[begin Provided records]
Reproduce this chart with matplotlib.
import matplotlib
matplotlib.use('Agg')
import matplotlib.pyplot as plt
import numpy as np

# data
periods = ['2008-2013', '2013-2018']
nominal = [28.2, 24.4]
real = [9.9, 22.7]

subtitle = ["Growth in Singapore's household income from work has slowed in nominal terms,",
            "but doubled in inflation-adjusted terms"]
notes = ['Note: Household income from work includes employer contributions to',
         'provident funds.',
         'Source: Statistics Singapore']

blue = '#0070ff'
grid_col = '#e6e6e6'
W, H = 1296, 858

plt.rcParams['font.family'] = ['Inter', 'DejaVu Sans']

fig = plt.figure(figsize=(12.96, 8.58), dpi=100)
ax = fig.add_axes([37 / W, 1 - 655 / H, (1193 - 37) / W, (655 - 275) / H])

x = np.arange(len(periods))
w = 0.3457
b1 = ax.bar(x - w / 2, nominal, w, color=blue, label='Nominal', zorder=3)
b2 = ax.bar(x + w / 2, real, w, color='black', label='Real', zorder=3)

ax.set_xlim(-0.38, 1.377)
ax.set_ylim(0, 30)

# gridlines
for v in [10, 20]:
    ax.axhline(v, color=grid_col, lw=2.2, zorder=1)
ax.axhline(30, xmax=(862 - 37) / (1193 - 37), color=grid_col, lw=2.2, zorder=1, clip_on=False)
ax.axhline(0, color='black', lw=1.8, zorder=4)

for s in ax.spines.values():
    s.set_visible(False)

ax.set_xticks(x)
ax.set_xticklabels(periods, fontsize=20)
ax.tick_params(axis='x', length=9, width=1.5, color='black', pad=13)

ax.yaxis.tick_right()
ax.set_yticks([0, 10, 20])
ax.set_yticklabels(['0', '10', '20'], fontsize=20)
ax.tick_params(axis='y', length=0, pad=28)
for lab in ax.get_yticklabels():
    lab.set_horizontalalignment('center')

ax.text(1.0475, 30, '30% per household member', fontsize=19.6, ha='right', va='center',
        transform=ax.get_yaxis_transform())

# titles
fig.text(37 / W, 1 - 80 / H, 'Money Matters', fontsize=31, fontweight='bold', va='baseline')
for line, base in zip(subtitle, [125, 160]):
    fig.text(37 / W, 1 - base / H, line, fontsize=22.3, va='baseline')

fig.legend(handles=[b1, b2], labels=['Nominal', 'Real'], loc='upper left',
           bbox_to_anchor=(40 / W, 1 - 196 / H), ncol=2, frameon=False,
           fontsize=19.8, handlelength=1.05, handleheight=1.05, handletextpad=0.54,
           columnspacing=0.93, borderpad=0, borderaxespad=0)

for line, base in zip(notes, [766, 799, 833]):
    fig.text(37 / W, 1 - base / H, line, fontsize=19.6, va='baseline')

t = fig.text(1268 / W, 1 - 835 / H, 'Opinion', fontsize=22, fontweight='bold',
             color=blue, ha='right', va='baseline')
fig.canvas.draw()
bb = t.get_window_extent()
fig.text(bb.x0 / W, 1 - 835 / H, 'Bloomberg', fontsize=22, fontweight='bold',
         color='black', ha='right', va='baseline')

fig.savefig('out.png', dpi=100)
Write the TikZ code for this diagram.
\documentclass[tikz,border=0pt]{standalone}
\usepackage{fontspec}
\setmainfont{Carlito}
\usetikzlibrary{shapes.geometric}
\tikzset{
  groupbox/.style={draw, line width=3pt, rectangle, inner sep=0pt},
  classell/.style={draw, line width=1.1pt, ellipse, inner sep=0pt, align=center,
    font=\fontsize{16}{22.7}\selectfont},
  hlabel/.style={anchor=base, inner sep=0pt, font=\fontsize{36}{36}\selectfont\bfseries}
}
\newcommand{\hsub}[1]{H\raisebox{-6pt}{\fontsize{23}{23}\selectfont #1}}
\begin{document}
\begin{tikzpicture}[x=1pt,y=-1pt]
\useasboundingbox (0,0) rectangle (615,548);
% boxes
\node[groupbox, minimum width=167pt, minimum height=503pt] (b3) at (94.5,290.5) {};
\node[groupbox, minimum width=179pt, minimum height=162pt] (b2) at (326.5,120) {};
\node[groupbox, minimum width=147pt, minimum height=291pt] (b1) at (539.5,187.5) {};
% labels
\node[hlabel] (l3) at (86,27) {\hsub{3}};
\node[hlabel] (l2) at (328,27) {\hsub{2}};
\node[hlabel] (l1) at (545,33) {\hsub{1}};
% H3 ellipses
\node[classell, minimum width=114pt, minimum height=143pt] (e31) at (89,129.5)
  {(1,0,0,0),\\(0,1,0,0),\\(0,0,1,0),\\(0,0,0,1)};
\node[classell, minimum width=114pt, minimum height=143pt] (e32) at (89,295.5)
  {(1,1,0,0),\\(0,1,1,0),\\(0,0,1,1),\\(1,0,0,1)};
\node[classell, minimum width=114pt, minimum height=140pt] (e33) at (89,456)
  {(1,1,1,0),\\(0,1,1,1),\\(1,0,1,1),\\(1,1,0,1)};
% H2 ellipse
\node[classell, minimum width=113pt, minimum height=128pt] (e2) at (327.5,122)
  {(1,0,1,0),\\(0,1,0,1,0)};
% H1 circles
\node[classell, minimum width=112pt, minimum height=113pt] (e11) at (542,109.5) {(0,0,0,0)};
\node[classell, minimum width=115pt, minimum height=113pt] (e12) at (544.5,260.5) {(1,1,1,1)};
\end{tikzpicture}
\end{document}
[end Provided records]
▸ **Exercise brief**
Write out the records above again, keeping each one identical to the original.

▸ **Solution to this task**
Reproduce this chart with matplotlib.
import matplotlib
matplotlib.use('Agg')
import matplotlib.pyplot as plt
import numpy as np

# data
periods = ['2008-2013', '2013-2018']
nominal = [28.2, 24.4]
real = [9.9, 22.7]

subtitle = ["Growth in Singapore's household income from work has slowed in nominal terms,",
            "but doubled in inflation-adjusted terms"]
notes = ['Note: Household income from work includes employer contributions to',
         'provident funds.',
         'Source: Statistics Singapore']

blue = '#0070ff'
grid_col = '#e6e6e6'
W, H = 1296, 858

plt.rcParams['font.family'] = ['Inter', 'DejaVu Sans']

fig = plt.figure(figsize=(12.96, 8.58), dpi=100)
ax = fig.add_axes([37 / W, 1 - 655 / H, (1193 - 37) / W, (655 - 275) / H])

x = np.arange(len(periods))
w = 0.3457
b1 = ax.bar(x - w / 2, nominal, w, color=blue, label='Nominal', zorder=3)
b2 = ax.bar(x + w / 2, real, w, color='black', label='Real', zorder=3)

ax.set_xlim(-0.38, 1.377)
ax.set_ylim(0, 30)

# gridlines
for v in [10, 20]:
    ax.axhline(v, color=grid_col, lw=2.2, zorder=1)
ax.axhline(30, xmax=(862 - 37) / (1193 - 37), color=grid_col, lw=2.2, zorder=1, clip_on=False)
ax.axhline(0, color='black', lw=1.8, zorder=4)

for s in ax.spines.values():
    s.set_visible(False)

ax.set_xticks(x)
ax.set_xticklabels(periods, fontsize=20)
ax.tick_params(axis='x', length=9, width=1.5, color='black', pad=13)

ax.yaxis.tick_right()
ax.set_yticks([0, 10, 20])
ax.set_yticklabels(['0', '10', '20'], fontsize=20)
ax.tick_params(axis='y', length=0, pad=28)
for lab in ax.get_yticklabels():
    lab.set_horizontalalignment('center')

ax.text(1.0475, 30, '30% per household member', fontsize=19.6, ha='right', va='center',
        transform=ax.get_yaxis_transform())

# titles
fig.text(37 / W, 1 - 80 / H, 'Money Matters', fontsize=31, fontweight='bold', va='baseline')
for line, base in zip(subtitle, [125, 160]):
    fig.text(37 / W, 1 - base / H, line, fontsize=22.3, va='baseline')

fig.legend(handles=[b1, b2], labels=['Nominal', 'Real'], loc='upper left',
           bbox_to_anchor=(40 / W, 1 - 196 / H), ncol=2, frameon=False,
           fontsize=19.8, handlelength=1.05, handleheight=1.05, handletextpad=0.54,
           columnspacing=0.93, borderpad=0, borderaxespad=0)

for line, base in zip(notes, [766, 799, 833]):
    fig.text(37 / W, 1 - base / H, line, fontsize=19.6, va='baseline')

t = fig.text(1268 / W, 1 - 835 / H, 'Opinion', fontsize=22, fontweight='bold',
             color=blue, ha='right', va='baseline')
fig.canvas.draw()
bb = t.get_window_extent()
fig.text(bb.x0 / W, 1 - 835 / H, 'Bloomberg', fontsize=22, fontweight='bold',
         color='black', ha='right', va='baseline')

fig.savefig('out.png', dpi=100)
Write the TikZ code for this diagram.
\documentclass[tikz,border=0pt]{standalone}
\usepackage{fontspec}
\setmainfont{Carlito}
\usetikzlibrary{shapes.geometric}
\tikzset{
  groupbox/.style={draw, line width=3pt, rectangle, inner sep=0pt},
  classell/.style={draw, line width=1.1pt, ellipse, inner sep=0pt, align=center,
    font=\fontsize{16}{22.7}\selectfont},
  hlabel/.style={anchor=base, inner sep=0pt, font=\fontsize{36}{36}\selectfont\bfseries}
}
\newcommand{\hsub}[1]{H\raisebox{-6pt}{\fontsize{23}{23}\selectfont #1}}
\begin{document}
\begin{tikzpicture}[x=1pt,y=-1pt]
\useasboundingbox (0,0) rectangle (615,548);
% boxes
\node[groupbox, minimum width=167pt, minimum height=503pt] (b3) at (94.5,290.5) {};
\node[groupbox, minimum width=179pt, minimum height=162pt] (b2) at (326.5,120) {};
\node[groupbox, minimum width=147pt, minimum height=291pt] (b1) at (539.5,187.5) {};
% labels
\node[hlabel] (l3) at (86,27) {\hsub{3}};
\node[hlabel] (l2) at (328,27) {\hsub{2}};
\node[hlabel] (l1) at (545,33) {\hsub{1}};
% H3 ellipses
\node[classell, minimum width=114pt, minimum height=143pt] (e31) at (89,129.5)
  {(1,0,0,0),\\(0,1,0,0),\\(0,0,1,0),\\(0,0,0,1)};
\node[classell, minimum width=114pt, minimum height=143pt] (e32) at (89,295.5)
  {(1,1,0,0),\\(0,1,1,0),\\(0,0,1,1),\\(1,0,0,1)};
\node[classell, minimum width=114pt, minimum height=140pt] (e33) at (89,456)
  {(1,1,1,0),\\(0,1,1,1),\\(1,0,1,1),\\(1,1,0,1)};
% H2 ellipse
\node[classell, minimum width=113pt, minimum height=128pt] (e2) at (327.5,122)
  {(1,0,1,0),\\(0,1,0,1,0)};
% H1 circles
\node[classell, minimum width=112pt, minimum height=113pt] (e11) at (542,109.5) {(0,0,0,0)};
\node[classell, minimum width=115pt, minimum height=113pt] (e12) at (544.5,260.5) {(1,1,1,1)};
\end{tikzpicture}
\end{document}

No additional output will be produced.